Controllo delle nascite. Matrimoni combinati. Mercato nero del commercio dei bambini. Generazioni a confronto. Tradizione contro la modernità. Sono queste alcune delle tematiche che tratta in “Inside the China Closet” in cui l’omosessualità sembra fare da fil rouge.

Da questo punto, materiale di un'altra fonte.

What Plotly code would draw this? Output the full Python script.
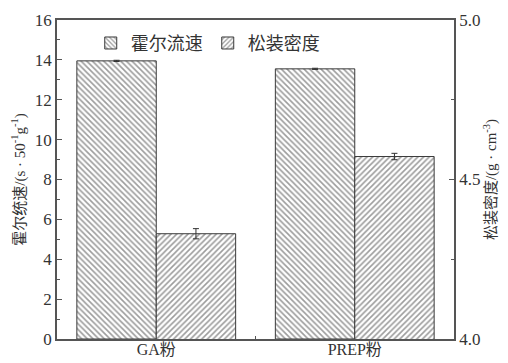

«Sì, infatti l’omosessualità è soltanto una delle sfaccettature che si trovano nel documentario. Il centro del film è il rapporto tra genitori e figli; la necessità di rendere i propri genitori felici e orgogliosi. Ecco perché credo che questo sia un documentario universale: non si deve essere gay per riuscire e rivedere te stesso in alcune delle vicende dei personaggi. Poi ho voluto affrontare le tematiche che fossero attuali, come la compravendita dei bambini in cui il surplus di bambine fa aumentare i prezzi dei maschi i cui costi arrivano oltre i tremila dollari. Tutto questo l’abbiamo voluto toccare proprio per dare l’idea delle problematiche complesse che ci sono dietro le storie».

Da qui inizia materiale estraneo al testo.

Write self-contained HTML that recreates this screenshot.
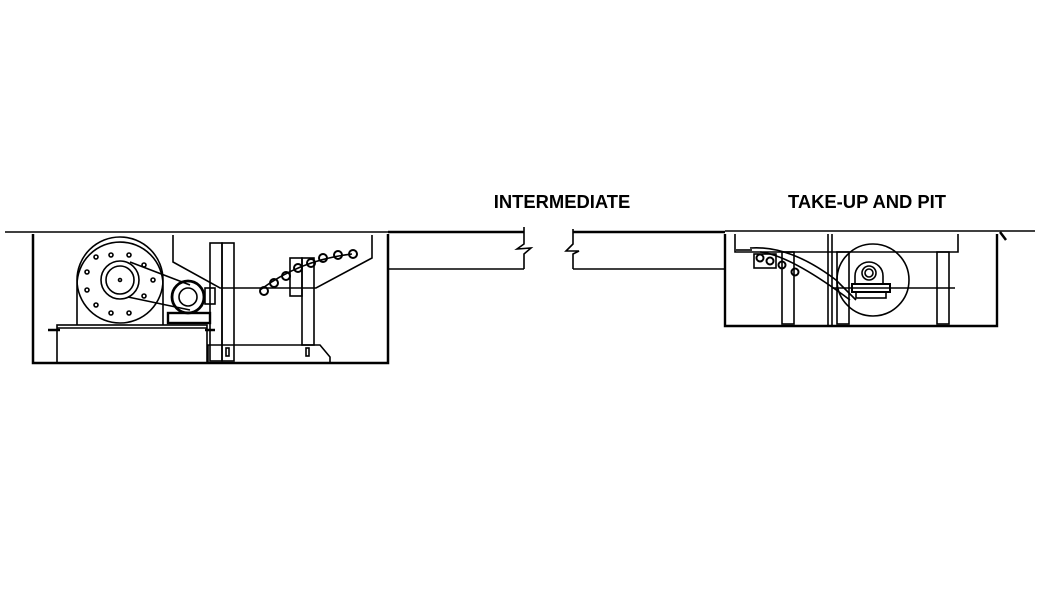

Quanto lavoro c’è stato dietro questo documentario?
«Il mio è un documentario di osservazione, quindi non ho usato fare tante interviste. Si sta lì e la telecamere spia la vita di questa gente che si fa i fatti propri. Io sono stata in Cina in totale otto o nove mesi; sono andata a vivere con loro. Ho tirato fuori ore e ore di materiale, perché devi stare lì e filmare, finché non succede qualcosa. Poi siamo riusciti a estrarre 70 minuti di film, ma sono partita da almeno una settantina di ore di girato».
Come è entrata in contatto con i protagonisti del film, Andy e Cherry?

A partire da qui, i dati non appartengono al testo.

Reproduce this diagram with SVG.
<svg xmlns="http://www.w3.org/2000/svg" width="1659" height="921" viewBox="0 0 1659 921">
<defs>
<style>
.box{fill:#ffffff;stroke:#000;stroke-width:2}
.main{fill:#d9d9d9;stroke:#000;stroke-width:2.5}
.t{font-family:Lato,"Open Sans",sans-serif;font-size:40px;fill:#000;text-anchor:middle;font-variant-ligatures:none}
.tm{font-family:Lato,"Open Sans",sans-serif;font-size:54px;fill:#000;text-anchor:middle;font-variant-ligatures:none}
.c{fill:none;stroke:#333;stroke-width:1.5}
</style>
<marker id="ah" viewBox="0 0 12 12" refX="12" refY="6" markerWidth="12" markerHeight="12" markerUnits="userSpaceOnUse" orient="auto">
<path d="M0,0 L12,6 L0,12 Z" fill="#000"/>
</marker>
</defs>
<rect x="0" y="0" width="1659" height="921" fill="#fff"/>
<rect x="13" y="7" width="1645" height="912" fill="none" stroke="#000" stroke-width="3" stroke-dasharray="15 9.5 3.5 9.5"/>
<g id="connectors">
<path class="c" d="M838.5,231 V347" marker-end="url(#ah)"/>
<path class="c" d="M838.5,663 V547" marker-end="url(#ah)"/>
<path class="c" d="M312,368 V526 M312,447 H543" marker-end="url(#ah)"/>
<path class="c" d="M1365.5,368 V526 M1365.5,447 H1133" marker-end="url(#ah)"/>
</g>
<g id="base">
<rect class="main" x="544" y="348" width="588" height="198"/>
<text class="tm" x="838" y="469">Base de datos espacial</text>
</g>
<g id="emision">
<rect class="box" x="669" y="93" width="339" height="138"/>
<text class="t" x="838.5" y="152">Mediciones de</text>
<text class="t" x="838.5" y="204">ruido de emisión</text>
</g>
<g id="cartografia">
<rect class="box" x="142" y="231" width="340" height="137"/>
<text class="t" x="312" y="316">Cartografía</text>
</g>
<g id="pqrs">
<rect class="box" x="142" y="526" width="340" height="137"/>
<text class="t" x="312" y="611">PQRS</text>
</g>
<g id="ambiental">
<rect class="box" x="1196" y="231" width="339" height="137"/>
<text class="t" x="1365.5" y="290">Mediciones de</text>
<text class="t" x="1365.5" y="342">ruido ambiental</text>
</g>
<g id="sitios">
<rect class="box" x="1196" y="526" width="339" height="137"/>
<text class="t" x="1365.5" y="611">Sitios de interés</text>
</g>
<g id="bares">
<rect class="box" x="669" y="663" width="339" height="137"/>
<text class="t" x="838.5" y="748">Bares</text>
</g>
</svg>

«C’è stato un lungo periodo di indagine in cui ho lavorato con una ricercatrice cinese sul campo. Per almeno due anni noi siamo andate in giro in tutte le ONG in Cina, nei gay club e abbiamo conosciuto tanta gente. Trovare qualcuno che fosse disposto a esporsi è stata la parte più difficile. Appena ho visto Andy mi sono subito innamorata di lui come personaggio. È sotto un’enorme pressione. Si vede, anche nel modo in cui si esprime, che non si è accettato e ha un sacco di problemi. Così ho pensato fosse una storia perfetta la sua. L’incontro con Cherry, invece, è stato del tutto casuale fuori da un gay club. In realtà la sua storia non era quella che stavo cercando, perché lei è già sposata con un ragazzo gay. Ma lei è un personaggio così carismatico che ho deciso di seguirla ed è stata una scelta provvidenziale, perché poi lei mi ha portato dove vivono i suoi genitori: un paesino nel mezzo della campagna. Vivono nella povertà più assoluta vendendo gamberetti. Lì sono riuscita a utilizzare la sua storia per fare l’importante contrasto tra Shangai, in cui i giovani guadagnano abbastanza e fanno un certo tipo di vita e i propri genitori nelle campagne dove non hanno niente».
Su 3000 documentari il suo è rientrato nei 50 film della sezione “Panorama” della 66esima edizione del Festival di Berlino. Se l’aspettava?
«Siamo tutti caduti dalla sedia quando ci è arrivato questo messaggio. Anche perché avevamo fatto da poco la première mondiale all’IDFA (International Documentary Filmfestival Amsterdam), uno dei più grossi festival di documentari. Noi non pensavamo che sarebbe stato preso a Berlino, perché loro vogliono l’esclusiva. Siamo rimasti tutti entusiasti. Ci siamo organizzati per andare e quasi tutta la produzione era lì».
Quando lo vedremo in Italia?
«Sto cercando un distributore in Italia, ma non l’abbiamo ancora trovato, anche perché è difficile riuscire a piazzare un film in cinese con i sottotitoli in inglese. È vero che, avendo fatto adesso una première internazionale, ci vorrà un po’».
Progetti futuri?
«Ho un paio di richieste per curare la regia di alcuni lavori sempre in Cina, ma ancora non c’è niente di sicuro. Poi sto anche lavorando ad altri due progetti, uno dei quali – almeno quello a cui tengo di più – dovrò farlo tra Reggio Calabria e Messina, ma adesso non ti posso dire niente».